Said Vernon: “They thought the marriage would never last.”

Turns out, both sets of parents were wrong. After 55 years of marriage, Vernon and Elaine, both 72, still give each other adoring glances when talking about their rural life, even when talk turns to how tough things were when they first bought their farm from Vernon’s parents, Carl and Cordelia, in 1965.

“We didn’t have a nickel to our name,” said Vernon, who grew up near that farm on a farm owned by his grandparents, Barb and Charlie Ehalt. “It was tough going. We just had a few milk cows and she worked at Tonka Toys.”

Today, things are much better, and they have a beautiful home on their 100 acres. Their deep faith and postcard perfect homestead are reasons why members of Immaculate Conception nominated them to be hosts of this year’s annual Rural Life Sunday, which will take place June 22.

Event preparations

The event will kick off with Mass at 1:30 p.m. celebrated by Bishop Andrew Cozzens, making his first appearance at the event as a bishop. The Mass also will feature a polka band, Dale Dahmen and The Polka Beats. Vernon especially wanted to have a polka Mass, and he received approval for it from the pastor of Immaculate Conception, Father Joe Fink.

Now that Vernon and Elaine have sold their cows and hogs and only grow crops, things are more relaxed, and they have time to spend with their five children, 13 grandchildren, seven great-grandchildren and their great-great-granddaughter. One of their children, Dan, comes every night after his regular job to help out on the farm.

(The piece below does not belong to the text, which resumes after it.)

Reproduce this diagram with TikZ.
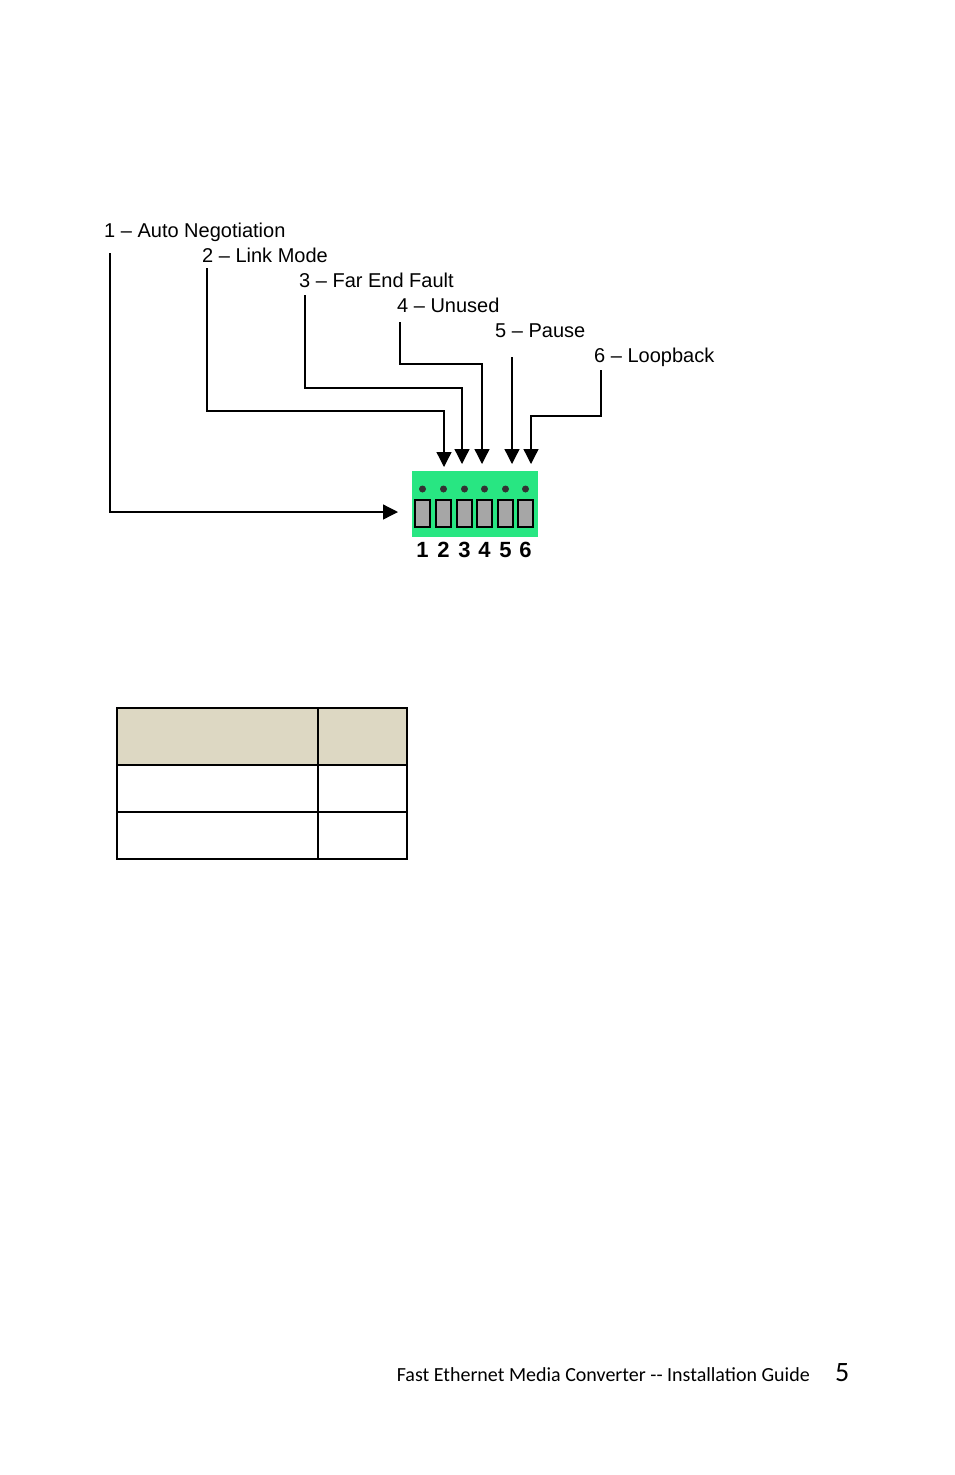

Recently, they have been busy planting the crops — corn, soybeans and hay. As always, they’ve had their eye on the weather and jumped in full throttle to get the crops planted during a string of warm, dry days at the end of May.

Their prayers for good weather will continue all the way up to the start of Rural Life Sunday. But, if things turn gloomy, they have a wonderful backup — a hay barn that Vernon converted into a reception facility. They host a number of wedding receptions every year, and have no official fee for doing so, only the invitation to make a free-will offering.

Life on the farm

On a day bursting with landscaping activity to get ready for the event, Vernon and Elaine took a leisurely stroll around their barns and farmhouse, with no hint that Vernon needed to race over to the fields to continue planting as soon as the tour was finished.

Thankfully, almost all of the planting was done, with good weather forecast for the next several days. He said the latest they want to plant is June 5, and he expressed confidence that the task will be done with time to spare.

They are hoping that 500 or more people will take the opportunity to experience a taste of the life Vernon and Elaine have been enjoying for more than five decades — and hope to for many more. Vernon’s chronic bronchitis has slowed him down, but it will never take the joy out of surveying the sprawling landscape, one that now includes a housing development just down the road on land he sold to a developer in 1997.

“I enjoy it more [now] than before,” Vernon said, of living out in the country. “Now, we’re just cash cropping and you can enjoy life a little bit. You can get the crop [planted] and go to the cabin and then come back every week.”

By the way, Vernon has remained Catholic all these years, and Elaine is still Lutheran. She goes to St. Paul’s Lutheran in Watertown and both go to each other’s church on special occasions.

This will be the first time a bishop sets foot on their property.

And, that’s just fine with both of them.

“It’s kind of an honor, really,” Elaine said, “that they’d even think about having it out here.”

Rural Life Sunday

  • When: 1:30 p.m., Sunday, June 22. Polka Mass with Bishop Andrew Cozzens.
  • Where: The Vernon and Elaine Rosckes farm.

Please bring your own lawn chairs or blankets. Some seating will be provided. Bars and refreshments will served following Mass. Activities and entertainment will include music, face painting, children’s hay rides and mini donuts concessions.


From the Twin Cities, head west on Highway 7. Go north on County Road 10 to Watertown until you reach the Rosckes farm. The address is 3255 County Road 10 North, Watertown.